Uzun tutuklulukla ilgili azami sürenin 5 yılla sınırlandırıldığını, 5 yıl hesabının kişinin tutuklandığı tarihten, yerel mahkemenin karar verdiği tarihe kadar geçen süreyi kapsadığını anlattı. Bundan sonra geçen sürenin dikkate alınmadığını hatırlatan Bozdağ, Avrupa İnsan Hakları Mahkemesi, Yargıtay ve Anayasa Mahkemesinin uygulamalarının bu yönde olduğunu vurguladı.

Tutuklulukla ilgili düzenlemelerin “hükmen tutuklular” için uygulanamayacağına işaret eden Bozdağ, hükmen tutukluluk döneminde de mahkemelerin veya Yargıtay’ın tahliye kararı verebileceğini söyledi. 

Bozdağ, “Hükmen tutuklu olanlarla ilgili, tutukluluk süresi 5 yıla indi diye tahliye kararı verilmesinin bizim uygulamamız bakımından doğru olmadığını düşünüyorum.
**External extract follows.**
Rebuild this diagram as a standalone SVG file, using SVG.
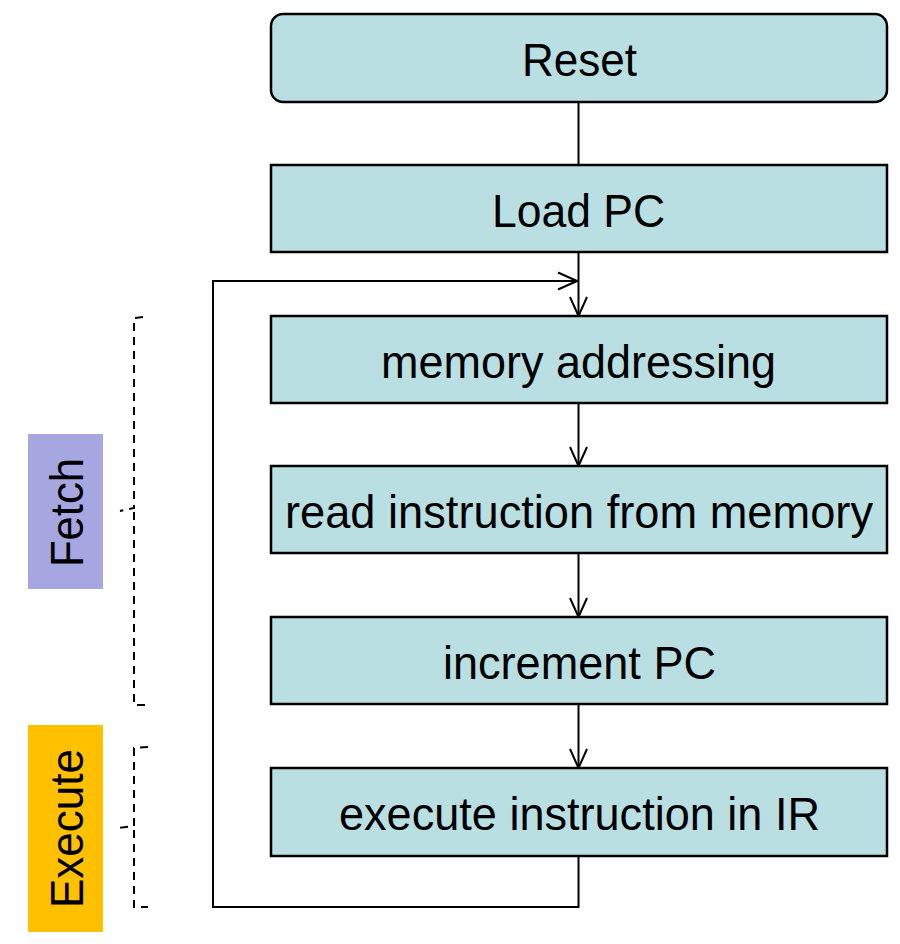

Ama mahkemelerin bir kısmı böyle kararlar verdiler” diye konuştu.

Anayasa Mahkemesinin İlker Başbuğ ile ilgili verdiği ihlal kararını gerekçe göstererek yapılan tahliyeleri ise doğru bulduğunu dile getiren Bozdağ, “Çünkü 7-8 ay gerekçenin yazılmaması hakkaniyetli bir tutum değildir” dedi. 

Adalet Bakanı Bozdağ, şu anda KCK veya başka davalardan kimlerin tahliye edildiğine dair net bilgi olmadığını belirterek, nerede, hangi davada, kimin tahliye edildiğinin belirlenmesi için genel müdürlerine talimat verdiğini de bildirdi.